SET TASK :: Output the material beneath this task exactly, images excluded.

RAW DATA ::
————

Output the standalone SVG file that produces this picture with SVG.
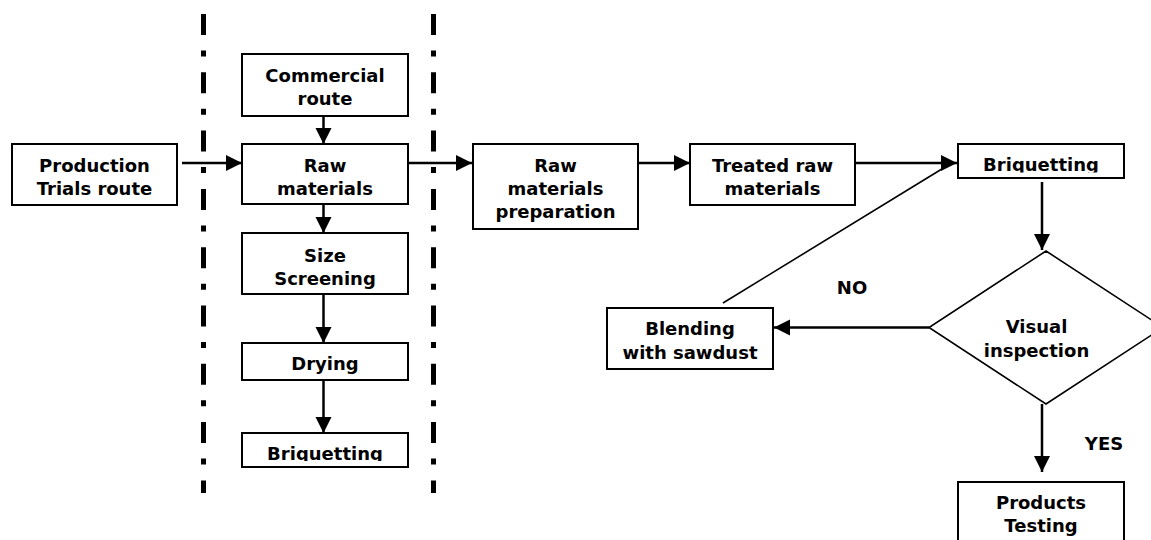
<svg xmlns="http://www.w3.org/2000/svg" width="1151" height="540" viewBox="0 0 1151 540">
<style>
.box{fill:#fff;stroke:#000;stroke-width:2}
.dia{fill:#fff;stroke:#000;stroke-width:1.6}
.lbl{font-family:"DejaVu Sans","Liberation Sans",sans-serif;font-weight:bold;font-size:18px;text-anchor:middle;fill:#000}
.conn{stroke:#000;stroke-width:2.5;fill:none;marker-end:url(#ah)}
.thin{stroke:#000;stroke-width:1.6;fill:none}
.sep{stroke:#000;stroke-width:5;fill:none;stroke-dasharray:21 15.5 6 15.8}
</style>
<defs>
<marker id="ah" markerUnits="userSpaceOnUse" markerWidth="17" markerHeight="17" refX="16" refY="8" orient="auto">
<path d="M0,0 L16,8 L0,16 Z" fill="#000"/>
</marker>
<clipPath id="clipB1"><rect x="243" y="434" width="164" height="27"/></clipPath>
<clipPath id="clipB2"><rect x="959" y="145" width="164" height="27.5"/></clipPath>
</defs>
<rect width="1151" height="540" fill="#fff"/>
<g id="separators">
<line class="sep" x1="203.5" y1="14" x2="203.5" y2="493"/>
<line class="sep" x1="433.5" y1="14" x2="433.5" y2="493"/>
</g>
<g id="connectors">
<line class="conn" x1="182" y1="163" x2="242" y2="163"/>
<line class="conn" x1="323.5" y1="115" x2="323.5" y2="144"/>
<line class="conn" x1="323.5" y1="203" x2="323.5" y2="233"/>
<line class="conn" x1="323.5" y1="293" x2="323.5" y2="343"/>
<line class="conn" x1="323.5" y1="381" x2="323.5" y2="433"/>
<line class="conn" x1="402" y1="163" x2="472" y2="163"/>
<line class="conn" x1="633" y1="163" x2="690" y2="163"/>
<line class="conn" x1="855" y1="163" x2="957" y2="163"/>
<line class="thin" x1="723" y1="303" x2="950" y2="164"/>
<line class="conn" x1="1042" y1="182" x2="1042" y2="250"/>
<line class="conn" x1="929" y1="327.5" x2="774" y2="327.5"/>
<line class="conn" x1="1042" y1="404" x2="1042" y2="472"/>
</g>
<g id="production">
<rect class="box" x="12" y="144" width="165" height="61"/>
<text class="lbl" x="94.5" y="172">Production</text>
<text class="lbl" x="94.5" y="195">Trials route</text>
</g>
<g id="commercial">
<rect class="box" x="242" y="54" width="166" height="62"/>
<text class="lbl" x="325" y="82">Commercial</text>
<text class="lbl" x="325" y="105">route</text>
</g>
<g id="raw">
<rect class="box" x="242" y="144" width="166" height="60"/>
<text class="lbl" x="325" y="172">Raw</text>
<text class="lbl" x="325" y="195">materials</text>
</g>
<g id="size">
<rect class="box" x="242" y="233" width="166" height="61"/>
<text class="lbl" x="325" y="262">Size</text>
<text class="lbl" x="325" y="285">Screening</text>
</g>
<g id="drying">
<rect class="box" x="242" y="343" width="166" height="37"/>
<text class="lbl" x="325" y="370">Drying</text>
</g>
<g id="briq1">
<rect class="box" x="242" y="433" width="166" height="34"/>
<text class="lbl" x="325" y="459.5" clip-path="url(#clipB1)">Briquetting</text>
</g>
<g id="prep">
<rect class="box" x="473" y="144" width="165" height="85"/>
<text class="lbl" x="555.5" y="171.5">Raw</text>
<text class="lbl" x="555.5" y="195">materials</text>
<text class="lbl" x="555.5" y="218">preparation</text>
</g>
<g id="treated">
<rect class="box" x="690" y="144" width="165" height="61"/>
<text class="lbl" x="772.5" y="171.5">Treated raw</text>
<text class="lbl" x="772.5" y="195">materials</text>
</g>
<g id="briq2">
<rect class="box" x="958" y="144" width="166" height="34"/>
<text class="lbl" x="1041" y="171" clip-path="url(#clipB2)">Briquetting</text>
</g>
<g id="visual">
<polygon class="dia" points="1046,251 1163,327.5 1046,404 929,327.5"/>
<text class="lbl" x="1036.5" y="333">Visual</text>
<text class="lbl" x="1036.5" y="357">inspection</text>
</g>
<g id="blending">
<rect class="box" x="607" y="308" width="166" height="61"/>
<text class="lbl" x="690" y="335">Blending</text>
<text class="lbl" x="690" y="359">with sawdust</text>
</g>
<g id="products">
<rect class="box" x="958" y="482" width="166" height="70"/>
<text class="lbl" x="1041" y="509">Products</text>
<text class="lbl" x="1041" y="532">Testing</text>
</g>
<g id="labels">
<text class="lbl" x="852" y="294">NO</text>
<text class="lbl" x="1104" y="450">YES</text>
</g>
</svg>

————

IN RESPONSE ::
Output the standalone SVG file that produces this picture with SVG.
<svg xmlns="http://www.w3.org/2000/svg" width="1151" height="540" viewBox="0 0 1151 540">
<style>
.box{fill:#fff;stroke:#000;stroke-width:2}
.dia{fill:#fff;stroke:#000;stroke-width:1.6}
.lbl{font-family:"DejaVu Sans","Liberation Sans",sans-serif;font-weight:bold;font-size:18px;text-anchor:middle;fill:#000}
.conn{stroke:#000;stroke-width:2.5;fill:none;marker-end:url(#ah)}
.thin{stroke:#000;stroke-width:1.6;fill:none}
.sep{stroke:#000;stroke-width:5;fill:none;stroke-dasharray:21 15.5 6 15.8}
</style>
<defs>
<marker id="ah" markerUnits="userSpaceOnUse" markerWidth="17" markerHeight="17" refX="16" refY="8" orient="auto">
<path d="M0,0 L16,8 L0,16 Z" fill="#000"/>
</marker>
<clipPath id="clipB1"><rect x="243" y="434" width="164" height="27"/></clipPath>
<clipPath id="clipB2"><rect x="959" y="145" width="164" height="27.5"/></clipPath>
</defs>
<rect width="1151" height="540" fill="#fff"/>
<g id="separators">
<line class="sep" x1="203.5" y1="14" x2="203.5" y2="493"/>
<line class="sep" x1="433.5" y1="14" x2="433.5" y2="493"/>
</g>
<g id="connectors">
<line class="conn" x1="182" y1="163" x2="242" y2="163"/>
<line class="conn" x1="323.5" y1="115" x2="323.5" y2="144"/>
<line class="conn" x1="323.5" y1="203" x2="323.5" y2="233"/>
<line class="conn" x1="323.5" y1="293" x2="323.5" y2="343"/>
<line class="conn" x1="323.5" y1="381" x2="323.5" y2="433"/>
<line class="conn" x1="402" y1="163" x2="472" y2="163"/>
<line class="conn" x1="633" y1="163" x2="690" y2="163"/>
<line class="conn" x1="855" y1="163" x2="957" y2="163"/>
<line class="thin" x1="723" y1="303" x2="950" y2="164"/>
<line class="conn" x1="1042" y1="182" x2="1042" y2="250"/>
<line class="conn" x1="929" y1="327.5" x2="774" y2="327.5"/>
<line class="conn" x1="1042" y1="404" x2="1042" y2="472"/>
</g>
<g id="production">
<rect class="box" x="12" y="144" width="165" height="61"/>
<text class="lbl" x="94.5" y="172">Production</text>
<text class="lbl" x="94.5" y="195">Trials route</text>
</g>
<g id="commercial">
<rect class="box" x="242" y="54" width="166" height="62"/>
<text class="lbl" x="325" y="82">Commercial</text>
<text class="lbl" x="325" y="105">route</text>
</g>
<g id="raw">
<rect class="box" x="242" y="144" width="166" height="60"/>
<text class="lbl" x="325" y="172">Raw</text>
<text class="lbl" x="325" y="195">materials</text>
</g>
<g id="size">
<rect class="box" x="242" y="233" width="166" height="61"/>
<text class="lbl" x="325" y="262">Size</text>
<text class="lbl" x="325" y="285">Screening</text>
</g>
<g id="drying">
<rect class="box" x="242" y="343" width="166" height="37"/>
<text class="lbl" x="325" y="370">Drying</text>
</g>
<g id="briq1">
<rect class="box" x="242" y="433" width="166" height="34"/>
<text class="lbl" x="325" y="459.5" clip-path="url(#clipB1)">Briquetting</text>
</g>
<g id="prep">
<rect class="box" x="473" y="144" width="165" height="85"/>
<text class="lbl" x="555.5" y="171.5">Raw</text>
<text class="lbl" x="555.5" y="195">materials</text>
<text class="lbl" x="555.5" y="218">preparation</text>
</g>
<g id="treated">
<rect class="box" x="690" y="144" width="165" height="61"/>
<text class="lbl" x="772.5" y="171.5">Treated raw</text>
<text class="lbl" x="772.5" y="195">materials</text>
</g>
<g id="briq2">
<rect class="box" x="958" y="144" width="166" height="34"/>
<text class="lbl" x="1041" y="171" clip-path="url(#clipB2)">Briquetting</text>
</g>
<g id="visual">
<polygon class="dia" points="1046,251 1163,327.5 1046,404 929,327.5"/>
<text class="lbl" x="1036.5" y="333">Visual</text>
<text class="lbl" x="1036.5" y="357">inspection</text>
</g>
<g id="blending">
<rect class="box" x="607" y="308" width="166" height="61"/>
<text class="lbl" x="690" y="335">Blending</text>
<text class="lbl" x="690" y="359">with sawdust</text>
</g>
<g id="products">
<rect class="box" x="958" y="482" width="166" height="70"/>
<text class="lbl" x="1041" y="509">Products</text>
<text class="lbl" x="1041" y="532">Testing</text>
</g>
<g id="labels">
<text class="lbl" x="852" y="294">NO</text>
<text class="lbl" x="1104" y="450">YES</text>
</g>
</svg>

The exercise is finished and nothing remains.